The xPort 2.0 and Mach1 added support for a separate I/O voltage, so I also had to redesign the power supply adapter. I used a USB Type-C connector to take advantage of the USB-PD 5V 3A mode. This time I used a synchronous buck converter to avoid needing a diode, the part I chose also supports an output voltage equal to the input voltage so it doesn’t need a separate switch for a 5V output. Instead of using switches and jumpers to adjust the voltage I made the power supply completely automatic. An ATtiny monitors the power supply voltage from the FlashcatUSB and the output voltage from the buck converter and adjusts the buck converters output until they match, alternatively, buttons can be used to manually adjust the output voltage.

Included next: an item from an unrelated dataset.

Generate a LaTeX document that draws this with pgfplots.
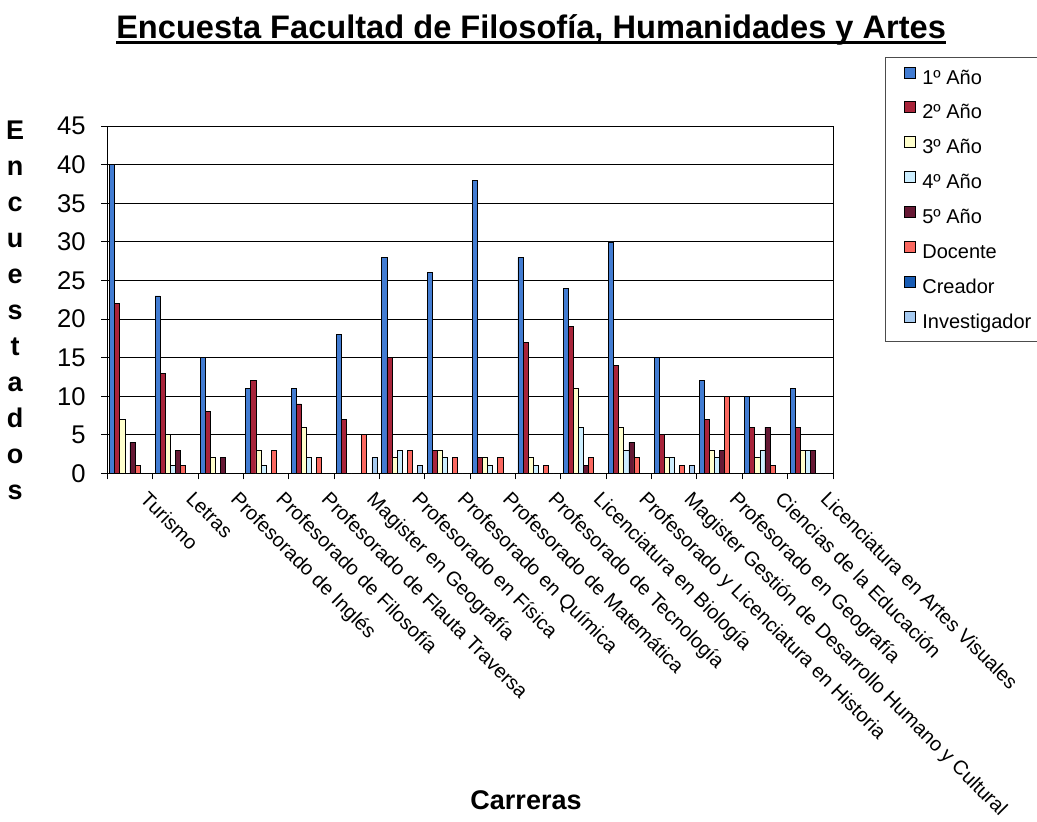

The ATtiny uses a DAC to adjust the feedback to the buck converter in order to change the buck converters output voltage.

DAC Controlled Buck Converter Simple Example

I wanted the power supply to have an output voltage range from 1V to 5V, I graphed the output voltage equation to fine-tune the resistor values in order to achieve that.

Buck Converter Control

Voltage Output vs. DAC Output

Production

I hand assemble each board myself, I have a pretty simple reflow setup and use some tweezers and a microscope to place parts.

I try and keep component placement between the adapters the same so I don’t need as many solder paste stencils. Since I assemble each board individually a large stencil and frame is overkill, instead I use a single stencil for multiple designs and trim it to size.

To easily align the stencil with the PCB, I came up with this alignment tool. It’s a stack of PCBs with a grid of holes spaced 5mm apart with pin gauges for alignment. I took into account the tolerances of the holes and pin gauges to be accurate but leave some wiggle room, its worked with 0402’s and 0.4mm pin pitch parts.

Stencil Alignment Block
Stencil Alignment
Partially Assembled Orders

eCommerce

My first store was a static website using GitHub pages. I found a shopping cart service that worked with static sites, processed payments through PayPal, and was pretty inexpensive. I also wrote a bunch of documentation and made some YouTube videos about the clip adapters to put on the website. I didn’t really do much marketing or advertising, I made some Reddit and forum posts but that was it, most sales came from referrals.

As the clip adapters became more popular I set up a virtual private server to use Magento for my eCommerce store and BookStack for documentation. The set up was more difficult but it’s a much better solution and I no longer lose a percentage on each sale.